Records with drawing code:
━━━━

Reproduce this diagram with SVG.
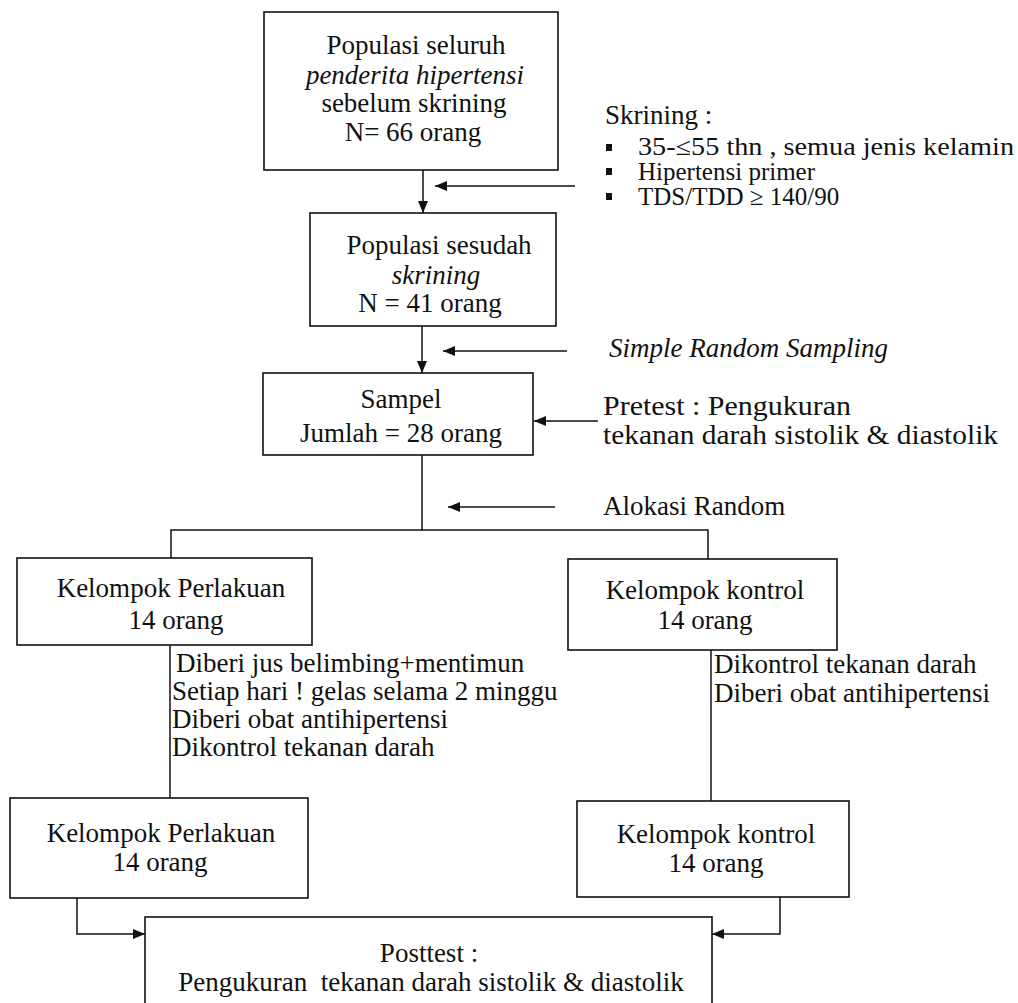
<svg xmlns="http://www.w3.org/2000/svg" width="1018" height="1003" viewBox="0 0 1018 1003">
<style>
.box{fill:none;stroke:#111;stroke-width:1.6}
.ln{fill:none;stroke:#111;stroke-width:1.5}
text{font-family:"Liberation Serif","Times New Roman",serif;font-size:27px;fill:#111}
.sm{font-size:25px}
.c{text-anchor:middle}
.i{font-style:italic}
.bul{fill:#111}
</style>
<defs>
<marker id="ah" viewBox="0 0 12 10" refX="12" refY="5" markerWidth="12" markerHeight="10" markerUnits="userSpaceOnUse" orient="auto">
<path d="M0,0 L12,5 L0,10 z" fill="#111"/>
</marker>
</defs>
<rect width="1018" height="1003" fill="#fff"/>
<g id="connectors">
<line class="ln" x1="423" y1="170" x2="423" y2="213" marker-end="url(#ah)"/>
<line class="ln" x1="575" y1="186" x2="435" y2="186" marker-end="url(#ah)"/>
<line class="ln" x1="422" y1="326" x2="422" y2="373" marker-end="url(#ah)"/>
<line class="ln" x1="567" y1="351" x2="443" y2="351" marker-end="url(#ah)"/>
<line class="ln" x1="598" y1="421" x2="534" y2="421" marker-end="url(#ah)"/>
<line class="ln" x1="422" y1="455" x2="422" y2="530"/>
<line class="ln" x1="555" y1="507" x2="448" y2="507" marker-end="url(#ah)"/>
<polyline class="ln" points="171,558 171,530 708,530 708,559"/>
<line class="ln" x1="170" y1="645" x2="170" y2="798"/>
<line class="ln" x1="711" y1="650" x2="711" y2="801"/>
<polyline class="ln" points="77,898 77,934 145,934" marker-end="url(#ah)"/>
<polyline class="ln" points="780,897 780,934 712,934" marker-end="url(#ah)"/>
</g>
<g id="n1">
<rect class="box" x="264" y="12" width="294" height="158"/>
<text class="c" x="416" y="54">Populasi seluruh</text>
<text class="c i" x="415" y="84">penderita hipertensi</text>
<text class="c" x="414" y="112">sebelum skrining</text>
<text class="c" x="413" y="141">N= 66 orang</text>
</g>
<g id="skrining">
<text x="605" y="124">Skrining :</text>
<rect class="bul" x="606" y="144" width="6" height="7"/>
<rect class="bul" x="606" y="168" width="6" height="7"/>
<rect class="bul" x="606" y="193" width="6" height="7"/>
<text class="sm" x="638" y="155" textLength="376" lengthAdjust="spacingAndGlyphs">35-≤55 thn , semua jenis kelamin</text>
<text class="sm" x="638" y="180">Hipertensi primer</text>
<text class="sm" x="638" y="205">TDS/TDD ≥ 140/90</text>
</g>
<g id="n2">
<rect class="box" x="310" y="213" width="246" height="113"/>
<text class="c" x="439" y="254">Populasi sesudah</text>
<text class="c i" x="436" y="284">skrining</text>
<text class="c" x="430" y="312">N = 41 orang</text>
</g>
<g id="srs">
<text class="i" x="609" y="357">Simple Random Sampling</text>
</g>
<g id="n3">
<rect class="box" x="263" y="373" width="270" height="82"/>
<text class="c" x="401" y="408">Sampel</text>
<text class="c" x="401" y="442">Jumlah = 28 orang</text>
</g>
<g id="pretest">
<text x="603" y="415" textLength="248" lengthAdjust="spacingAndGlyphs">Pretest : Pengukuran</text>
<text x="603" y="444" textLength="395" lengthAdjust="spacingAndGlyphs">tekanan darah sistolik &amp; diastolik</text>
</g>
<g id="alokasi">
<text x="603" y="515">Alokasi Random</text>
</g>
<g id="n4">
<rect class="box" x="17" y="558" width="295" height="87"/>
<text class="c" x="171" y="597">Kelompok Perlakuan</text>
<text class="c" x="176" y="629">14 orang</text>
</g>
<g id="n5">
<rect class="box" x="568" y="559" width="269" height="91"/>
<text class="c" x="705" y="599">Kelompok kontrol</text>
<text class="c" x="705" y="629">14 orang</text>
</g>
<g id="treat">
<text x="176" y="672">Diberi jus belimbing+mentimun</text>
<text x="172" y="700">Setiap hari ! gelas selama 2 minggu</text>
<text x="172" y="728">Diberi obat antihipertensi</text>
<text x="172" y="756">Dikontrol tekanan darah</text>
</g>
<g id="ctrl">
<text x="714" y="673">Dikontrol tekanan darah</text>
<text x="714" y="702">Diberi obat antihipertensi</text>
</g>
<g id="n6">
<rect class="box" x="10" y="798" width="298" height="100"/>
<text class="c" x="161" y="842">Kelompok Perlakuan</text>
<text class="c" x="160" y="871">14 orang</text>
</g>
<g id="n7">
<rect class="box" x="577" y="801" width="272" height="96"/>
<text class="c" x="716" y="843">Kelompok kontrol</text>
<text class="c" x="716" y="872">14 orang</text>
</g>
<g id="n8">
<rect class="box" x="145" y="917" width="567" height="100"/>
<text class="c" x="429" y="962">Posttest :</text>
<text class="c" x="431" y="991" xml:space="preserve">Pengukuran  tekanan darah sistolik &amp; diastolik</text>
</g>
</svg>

━━━━

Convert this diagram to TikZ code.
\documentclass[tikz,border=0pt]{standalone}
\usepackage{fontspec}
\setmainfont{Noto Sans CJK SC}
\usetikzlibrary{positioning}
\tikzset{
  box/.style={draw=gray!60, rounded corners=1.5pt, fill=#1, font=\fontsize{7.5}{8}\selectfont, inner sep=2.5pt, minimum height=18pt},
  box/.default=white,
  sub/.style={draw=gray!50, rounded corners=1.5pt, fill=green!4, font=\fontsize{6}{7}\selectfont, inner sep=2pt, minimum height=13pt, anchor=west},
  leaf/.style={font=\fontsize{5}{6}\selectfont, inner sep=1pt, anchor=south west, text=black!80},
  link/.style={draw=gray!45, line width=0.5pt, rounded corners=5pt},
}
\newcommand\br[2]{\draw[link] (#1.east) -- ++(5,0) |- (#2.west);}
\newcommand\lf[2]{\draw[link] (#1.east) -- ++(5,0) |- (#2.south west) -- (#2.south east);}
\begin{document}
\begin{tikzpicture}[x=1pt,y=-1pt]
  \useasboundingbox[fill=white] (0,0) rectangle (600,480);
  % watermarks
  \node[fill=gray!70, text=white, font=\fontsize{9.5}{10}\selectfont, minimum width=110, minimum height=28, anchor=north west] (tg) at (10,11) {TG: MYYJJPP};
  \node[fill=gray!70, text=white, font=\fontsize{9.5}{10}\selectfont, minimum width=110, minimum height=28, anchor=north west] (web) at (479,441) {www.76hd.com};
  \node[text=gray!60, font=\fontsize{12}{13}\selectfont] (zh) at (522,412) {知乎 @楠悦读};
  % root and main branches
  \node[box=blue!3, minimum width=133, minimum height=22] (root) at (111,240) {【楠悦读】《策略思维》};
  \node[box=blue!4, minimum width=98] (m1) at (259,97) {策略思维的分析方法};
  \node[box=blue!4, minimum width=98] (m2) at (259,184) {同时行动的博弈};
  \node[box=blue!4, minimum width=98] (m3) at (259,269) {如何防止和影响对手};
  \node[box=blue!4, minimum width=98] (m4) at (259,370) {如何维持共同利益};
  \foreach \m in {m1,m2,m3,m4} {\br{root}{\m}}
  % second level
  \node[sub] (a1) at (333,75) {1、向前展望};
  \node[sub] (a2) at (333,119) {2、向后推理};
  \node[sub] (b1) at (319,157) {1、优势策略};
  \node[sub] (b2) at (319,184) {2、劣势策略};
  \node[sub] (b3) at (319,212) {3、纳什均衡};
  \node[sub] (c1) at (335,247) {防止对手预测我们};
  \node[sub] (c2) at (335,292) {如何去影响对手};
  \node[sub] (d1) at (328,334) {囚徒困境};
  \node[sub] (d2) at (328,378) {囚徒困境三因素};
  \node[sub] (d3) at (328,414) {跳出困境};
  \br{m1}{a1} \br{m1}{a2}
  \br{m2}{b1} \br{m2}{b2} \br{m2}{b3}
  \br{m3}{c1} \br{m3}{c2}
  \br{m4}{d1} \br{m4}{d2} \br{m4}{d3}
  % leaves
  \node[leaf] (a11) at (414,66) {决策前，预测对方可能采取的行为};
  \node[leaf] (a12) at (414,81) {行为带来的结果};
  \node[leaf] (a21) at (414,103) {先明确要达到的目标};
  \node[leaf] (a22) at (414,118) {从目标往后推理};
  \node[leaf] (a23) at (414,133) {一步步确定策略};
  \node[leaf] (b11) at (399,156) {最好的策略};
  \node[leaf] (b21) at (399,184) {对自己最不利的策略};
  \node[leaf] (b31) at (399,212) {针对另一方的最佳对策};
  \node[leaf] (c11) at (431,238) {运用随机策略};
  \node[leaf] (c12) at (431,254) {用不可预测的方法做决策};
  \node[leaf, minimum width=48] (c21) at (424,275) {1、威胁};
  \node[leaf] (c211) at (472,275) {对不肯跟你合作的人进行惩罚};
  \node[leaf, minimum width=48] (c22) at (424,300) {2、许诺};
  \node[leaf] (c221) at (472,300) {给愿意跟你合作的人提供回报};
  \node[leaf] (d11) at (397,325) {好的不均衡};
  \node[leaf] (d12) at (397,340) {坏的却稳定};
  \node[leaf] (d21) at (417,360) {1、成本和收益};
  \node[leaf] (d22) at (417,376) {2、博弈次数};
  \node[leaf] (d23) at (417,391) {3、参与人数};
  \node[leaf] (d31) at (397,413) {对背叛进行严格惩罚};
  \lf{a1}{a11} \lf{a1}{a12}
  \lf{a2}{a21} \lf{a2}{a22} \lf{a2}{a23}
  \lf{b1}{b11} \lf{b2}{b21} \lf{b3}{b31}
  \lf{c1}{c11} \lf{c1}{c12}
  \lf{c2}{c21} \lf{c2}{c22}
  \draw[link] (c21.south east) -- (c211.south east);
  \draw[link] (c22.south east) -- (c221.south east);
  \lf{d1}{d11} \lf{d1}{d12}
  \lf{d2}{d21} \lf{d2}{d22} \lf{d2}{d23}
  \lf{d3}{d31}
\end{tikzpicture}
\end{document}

━━━━

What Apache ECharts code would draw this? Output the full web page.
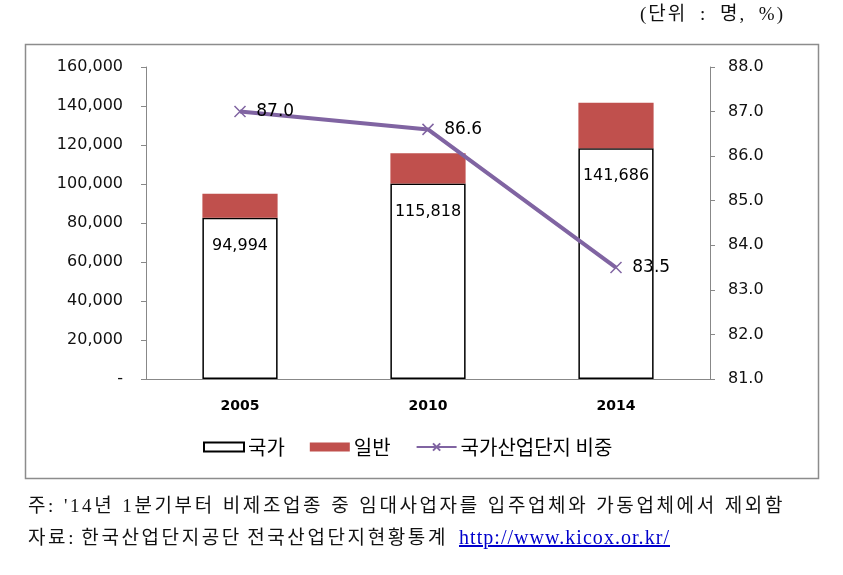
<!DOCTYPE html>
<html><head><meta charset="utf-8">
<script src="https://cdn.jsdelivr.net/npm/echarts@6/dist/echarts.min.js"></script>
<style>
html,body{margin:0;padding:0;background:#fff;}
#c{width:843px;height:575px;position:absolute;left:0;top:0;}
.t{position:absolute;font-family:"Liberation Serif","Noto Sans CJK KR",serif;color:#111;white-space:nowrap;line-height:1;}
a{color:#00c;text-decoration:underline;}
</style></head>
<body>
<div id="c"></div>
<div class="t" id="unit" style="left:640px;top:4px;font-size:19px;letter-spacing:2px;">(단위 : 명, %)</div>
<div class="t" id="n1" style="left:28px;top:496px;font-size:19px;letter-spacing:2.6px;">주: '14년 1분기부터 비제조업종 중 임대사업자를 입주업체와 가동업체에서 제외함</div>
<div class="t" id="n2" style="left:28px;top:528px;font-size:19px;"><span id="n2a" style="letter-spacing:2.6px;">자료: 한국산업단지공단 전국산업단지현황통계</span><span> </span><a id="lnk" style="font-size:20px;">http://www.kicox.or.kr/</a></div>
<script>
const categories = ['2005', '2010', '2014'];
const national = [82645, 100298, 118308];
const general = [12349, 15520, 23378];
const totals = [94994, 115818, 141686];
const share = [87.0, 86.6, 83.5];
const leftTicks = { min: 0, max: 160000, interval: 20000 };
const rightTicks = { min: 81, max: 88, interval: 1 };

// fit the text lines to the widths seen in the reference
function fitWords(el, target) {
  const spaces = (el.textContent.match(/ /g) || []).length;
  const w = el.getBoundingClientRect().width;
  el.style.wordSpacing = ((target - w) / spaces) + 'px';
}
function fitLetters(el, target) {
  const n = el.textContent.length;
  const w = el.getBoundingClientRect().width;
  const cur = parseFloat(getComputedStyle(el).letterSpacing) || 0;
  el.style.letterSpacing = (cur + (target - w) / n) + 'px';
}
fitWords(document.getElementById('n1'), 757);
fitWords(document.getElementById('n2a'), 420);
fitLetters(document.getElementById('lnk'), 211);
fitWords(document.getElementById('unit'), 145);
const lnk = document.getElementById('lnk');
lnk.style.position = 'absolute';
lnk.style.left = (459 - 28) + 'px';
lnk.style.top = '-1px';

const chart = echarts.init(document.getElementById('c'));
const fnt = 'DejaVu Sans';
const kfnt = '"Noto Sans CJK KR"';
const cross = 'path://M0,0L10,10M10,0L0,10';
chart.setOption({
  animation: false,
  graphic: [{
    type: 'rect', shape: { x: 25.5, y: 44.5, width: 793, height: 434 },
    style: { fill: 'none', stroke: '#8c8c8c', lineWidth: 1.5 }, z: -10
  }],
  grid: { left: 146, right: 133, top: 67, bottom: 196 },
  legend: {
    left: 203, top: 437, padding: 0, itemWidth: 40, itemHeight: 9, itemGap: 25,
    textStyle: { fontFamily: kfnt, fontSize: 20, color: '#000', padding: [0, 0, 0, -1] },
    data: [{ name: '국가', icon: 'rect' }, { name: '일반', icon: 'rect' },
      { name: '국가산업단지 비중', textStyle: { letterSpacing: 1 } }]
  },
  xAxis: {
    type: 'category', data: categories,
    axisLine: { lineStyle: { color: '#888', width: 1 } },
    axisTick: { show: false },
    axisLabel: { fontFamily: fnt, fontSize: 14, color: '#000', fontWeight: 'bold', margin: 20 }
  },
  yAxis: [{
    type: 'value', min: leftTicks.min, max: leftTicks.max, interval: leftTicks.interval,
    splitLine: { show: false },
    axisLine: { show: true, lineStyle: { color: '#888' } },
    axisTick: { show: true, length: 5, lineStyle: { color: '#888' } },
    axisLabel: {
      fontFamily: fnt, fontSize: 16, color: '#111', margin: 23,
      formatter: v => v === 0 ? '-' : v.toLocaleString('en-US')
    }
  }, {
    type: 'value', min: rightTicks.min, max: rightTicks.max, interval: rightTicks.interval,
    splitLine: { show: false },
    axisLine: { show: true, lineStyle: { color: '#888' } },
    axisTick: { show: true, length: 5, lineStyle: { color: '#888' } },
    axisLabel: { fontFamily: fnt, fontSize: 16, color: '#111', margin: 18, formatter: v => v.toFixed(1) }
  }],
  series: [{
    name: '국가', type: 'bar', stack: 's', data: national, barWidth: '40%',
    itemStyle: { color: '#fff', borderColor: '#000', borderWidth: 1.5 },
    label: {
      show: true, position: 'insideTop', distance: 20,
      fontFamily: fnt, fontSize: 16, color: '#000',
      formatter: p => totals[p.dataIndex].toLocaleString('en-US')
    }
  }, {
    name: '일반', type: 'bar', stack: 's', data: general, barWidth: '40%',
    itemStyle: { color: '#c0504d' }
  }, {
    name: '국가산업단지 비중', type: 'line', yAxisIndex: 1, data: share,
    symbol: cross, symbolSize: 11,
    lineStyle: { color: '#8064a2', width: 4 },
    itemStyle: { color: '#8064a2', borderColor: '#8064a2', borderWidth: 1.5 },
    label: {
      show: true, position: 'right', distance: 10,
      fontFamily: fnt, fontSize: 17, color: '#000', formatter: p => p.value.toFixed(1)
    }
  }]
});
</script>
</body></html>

━━━━

EXERCISE: Above are some entries; copy exactly the lines from the line with "What Apache ECharts" through the line with "88, interval: 1", both included, but none of the pictures.

SOLVED EXERCISE:
What Apache ECharts code would draw this? Output the full web page.
<!DOCTYPE html>
<html><head><meta charset="utf-8">
<script src="https://cdn.jsdelivr.net/npm/echarts@6/dist/echarts.min.js"></script>
<style>
html,body{margin:0;padding:0;background:#fff;}
#c{width:843px;height:575px;position:absolute;left:0;top:0;}
.t{position:absolute;font-family:"Liberation Serif","Noto Sans CJK KR",serif;color:#111;white-space:nowrap;line-height:1;}
a{color:#00c;text-decoration:underline;}
</style></head>
<body>
<div id="c"></div>
<div class="t" id="unit" style="left:640px;top:4px;font-size:19px;letter-spacing:2px;">(단위 : 명, %)</div>
<div class="t" id="n1" style="left:28px;top:496px;font-size:19px;letter-spacing:2.6px;">주: '14년 1분기부터 비제조업종 중 임대사업자를 입주업체와 가동업체에서 제외함</div>
<div class="t" id="n2" style="left:28px;top:528px;font-size:19px;"><span id="n2a" style="letter-spacing:2.6px;">자료: 한국산업단지공단 전국산업단지현황통계</span><span> </span><a id="lnk" style="font-size:20px;">http://www.kicox.or.kr/</a></div>
<script>
const categories = ['2005', '2010', '2014'];
const national = [82645, 100298, 118308];
const general = [12349, 15520, 23378];
const totals = [94994, 115818, 141686];
const share = [87.0, 86.6, 83.5];
const leftTicks = { min: 0, max: 160000, interval: 20000 };
const rightTicks = { min: 81, max: 88, interval: 1 };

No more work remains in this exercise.